The real aim of Sonic Destroyers was to make up for Thomas' foreshortened set at the Eclipse. Somone had stolen one of his effect pedals, resulting in him playing a pissed off 20 minute set. Most of the punters didn't notice, but to a core few it was a severe disapointment.
For those who are interested, his setup consisted of a MC202, TB303, TR808, TR909, a Blue SH101, JX3p, His home made sequencer, a couple of random gizmos he's picked from around the place that make silly noises, some digital effects (quadraverb) and a sixteen channel desk.

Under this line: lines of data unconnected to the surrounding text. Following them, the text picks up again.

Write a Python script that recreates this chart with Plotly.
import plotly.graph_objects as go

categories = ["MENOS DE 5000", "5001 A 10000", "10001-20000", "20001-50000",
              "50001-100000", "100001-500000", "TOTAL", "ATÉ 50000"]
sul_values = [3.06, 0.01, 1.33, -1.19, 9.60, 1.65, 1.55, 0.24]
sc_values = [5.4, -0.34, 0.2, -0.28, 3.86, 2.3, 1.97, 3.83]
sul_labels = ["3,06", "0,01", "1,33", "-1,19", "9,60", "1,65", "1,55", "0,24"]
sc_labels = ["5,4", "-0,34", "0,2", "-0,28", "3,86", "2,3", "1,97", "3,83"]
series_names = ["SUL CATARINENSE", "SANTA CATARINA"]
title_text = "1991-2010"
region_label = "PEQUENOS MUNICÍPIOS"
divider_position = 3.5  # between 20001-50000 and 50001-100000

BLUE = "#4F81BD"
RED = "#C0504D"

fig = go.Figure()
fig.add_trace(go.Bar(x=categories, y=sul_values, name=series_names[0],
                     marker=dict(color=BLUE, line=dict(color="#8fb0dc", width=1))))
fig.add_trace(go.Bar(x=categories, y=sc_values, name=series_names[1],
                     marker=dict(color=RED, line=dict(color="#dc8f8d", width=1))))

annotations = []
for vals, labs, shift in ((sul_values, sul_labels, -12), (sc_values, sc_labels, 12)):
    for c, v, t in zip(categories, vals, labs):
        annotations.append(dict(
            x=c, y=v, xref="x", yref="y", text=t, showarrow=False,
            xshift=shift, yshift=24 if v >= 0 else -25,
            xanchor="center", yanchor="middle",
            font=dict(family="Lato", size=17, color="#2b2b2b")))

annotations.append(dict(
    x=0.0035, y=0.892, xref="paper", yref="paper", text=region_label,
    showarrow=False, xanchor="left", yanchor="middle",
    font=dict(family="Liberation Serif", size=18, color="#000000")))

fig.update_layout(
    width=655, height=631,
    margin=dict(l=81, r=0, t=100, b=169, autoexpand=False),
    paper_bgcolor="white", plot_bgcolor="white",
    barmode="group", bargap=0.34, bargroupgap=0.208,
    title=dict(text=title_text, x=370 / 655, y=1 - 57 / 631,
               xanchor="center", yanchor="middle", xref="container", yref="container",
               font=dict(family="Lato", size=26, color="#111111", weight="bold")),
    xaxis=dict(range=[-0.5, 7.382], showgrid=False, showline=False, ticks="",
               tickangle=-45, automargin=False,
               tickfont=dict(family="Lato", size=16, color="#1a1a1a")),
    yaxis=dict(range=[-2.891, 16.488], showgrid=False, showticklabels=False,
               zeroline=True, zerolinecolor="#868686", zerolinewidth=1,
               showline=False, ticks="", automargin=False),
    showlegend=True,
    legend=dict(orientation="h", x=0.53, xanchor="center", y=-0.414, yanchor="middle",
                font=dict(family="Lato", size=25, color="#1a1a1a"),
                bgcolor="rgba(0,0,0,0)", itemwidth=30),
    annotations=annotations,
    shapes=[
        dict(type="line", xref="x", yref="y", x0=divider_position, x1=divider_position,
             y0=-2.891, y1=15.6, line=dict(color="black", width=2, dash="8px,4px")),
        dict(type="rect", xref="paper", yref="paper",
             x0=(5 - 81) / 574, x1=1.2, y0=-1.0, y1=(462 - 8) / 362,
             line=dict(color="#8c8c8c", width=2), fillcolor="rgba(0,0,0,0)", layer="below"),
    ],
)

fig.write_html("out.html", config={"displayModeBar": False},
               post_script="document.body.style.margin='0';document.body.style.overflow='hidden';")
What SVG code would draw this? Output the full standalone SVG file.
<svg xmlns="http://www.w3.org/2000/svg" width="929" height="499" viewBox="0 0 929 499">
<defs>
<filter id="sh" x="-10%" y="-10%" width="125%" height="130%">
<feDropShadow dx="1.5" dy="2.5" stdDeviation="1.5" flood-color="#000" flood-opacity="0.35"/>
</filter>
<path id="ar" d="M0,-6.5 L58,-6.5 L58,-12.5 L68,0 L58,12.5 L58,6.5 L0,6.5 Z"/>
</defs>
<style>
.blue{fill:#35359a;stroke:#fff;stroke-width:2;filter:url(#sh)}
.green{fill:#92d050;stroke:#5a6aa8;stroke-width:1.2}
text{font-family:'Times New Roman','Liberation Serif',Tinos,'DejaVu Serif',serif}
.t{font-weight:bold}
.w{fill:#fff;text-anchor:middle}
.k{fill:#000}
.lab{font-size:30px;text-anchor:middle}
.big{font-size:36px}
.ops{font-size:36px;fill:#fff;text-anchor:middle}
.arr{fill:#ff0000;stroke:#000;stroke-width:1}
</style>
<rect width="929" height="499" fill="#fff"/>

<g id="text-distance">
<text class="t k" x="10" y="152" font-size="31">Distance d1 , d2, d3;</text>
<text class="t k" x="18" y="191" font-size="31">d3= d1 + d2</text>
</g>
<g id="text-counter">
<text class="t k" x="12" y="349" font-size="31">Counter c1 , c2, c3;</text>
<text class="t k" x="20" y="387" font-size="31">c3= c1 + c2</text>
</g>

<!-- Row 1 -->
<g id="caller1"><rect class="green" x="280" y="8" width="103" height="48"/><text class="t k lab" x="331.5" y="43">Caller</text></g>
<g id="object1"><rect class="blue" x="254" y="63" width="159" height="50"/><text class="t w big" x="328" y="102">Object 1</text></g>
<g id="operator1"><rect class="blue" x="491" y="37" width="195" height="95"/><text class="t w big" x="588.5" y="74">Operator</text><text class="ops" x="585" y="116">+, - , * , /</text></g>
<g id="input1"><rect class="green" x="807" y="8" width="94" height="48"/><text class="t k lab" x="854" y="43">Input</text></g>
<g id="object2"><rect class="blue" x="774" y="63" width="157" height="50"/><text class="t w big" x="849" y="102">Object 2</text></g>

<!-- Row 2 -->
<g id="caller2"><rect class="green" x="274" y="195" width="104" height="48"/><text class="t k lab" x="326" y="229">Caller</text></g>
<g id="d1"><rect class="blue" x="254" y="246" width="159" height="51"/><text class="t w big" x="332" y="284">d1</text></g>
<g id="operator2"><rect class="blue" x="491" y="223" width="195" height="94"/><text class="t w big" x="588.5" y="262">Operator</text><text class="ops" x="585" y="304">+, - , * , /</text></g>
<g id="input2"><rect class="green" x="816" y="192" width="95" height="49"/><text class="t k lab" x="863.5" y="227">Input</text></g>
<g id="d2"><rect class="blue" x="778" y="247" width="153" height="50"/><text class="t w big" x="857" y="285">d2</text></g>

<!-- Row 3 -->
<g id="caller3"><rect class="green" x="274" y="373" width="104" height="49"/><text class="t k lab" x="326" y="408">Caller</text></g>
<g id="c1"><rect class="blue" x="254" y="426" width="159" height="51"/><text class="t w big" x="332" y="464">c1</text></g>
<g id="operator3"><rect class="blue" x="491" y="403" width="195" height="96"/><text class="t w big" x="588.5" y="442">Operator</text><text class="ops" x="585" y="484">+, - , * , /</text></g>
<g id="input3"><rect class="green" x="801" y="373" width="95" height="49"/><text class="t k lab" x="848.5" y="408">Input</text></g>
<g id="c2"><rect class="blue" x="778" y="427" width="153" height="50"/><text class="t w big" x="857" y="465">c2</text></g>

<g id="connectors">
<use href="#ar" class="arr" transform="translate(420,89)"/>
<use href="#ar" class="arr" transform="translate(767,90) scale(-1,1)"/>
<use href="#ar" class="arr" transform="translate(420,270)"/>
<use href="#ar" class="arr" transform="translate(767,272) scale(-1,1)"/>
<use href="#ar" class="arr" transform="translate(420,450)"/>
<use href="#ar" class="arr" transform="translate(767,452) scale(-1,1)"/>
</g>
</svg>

The 303, 101 and sequencer were his own, but the rest of the stuff pretty much came from analog heads around town (but the 202 was couriered from auckland).
Luckily, record shop Bassment 45 was glad for us to use their underground bunker (this was where we were originally going to hold Hexanaut, but we thought it was too small) and in went sound, lights and decks.
I was playing a live set at opening (I seem to do that a lot...) so I turned up an hour before and just finished setting up before the first dj came on. I had to program the 101 and set recording levels on my dat without any monitoring. I was sitting kind of between and behind the sound system, so my ears were fine when the shredding scream of an overdriven 101 made a sound like the very fabric of the universe being torn apart, but I'm sure some ravers ran in terror while dj Zero and Johnny stood there, lapping it up
For me this was true spontaneous composition. No planning and no pretence of what I was trying to do. It really was a live sound system.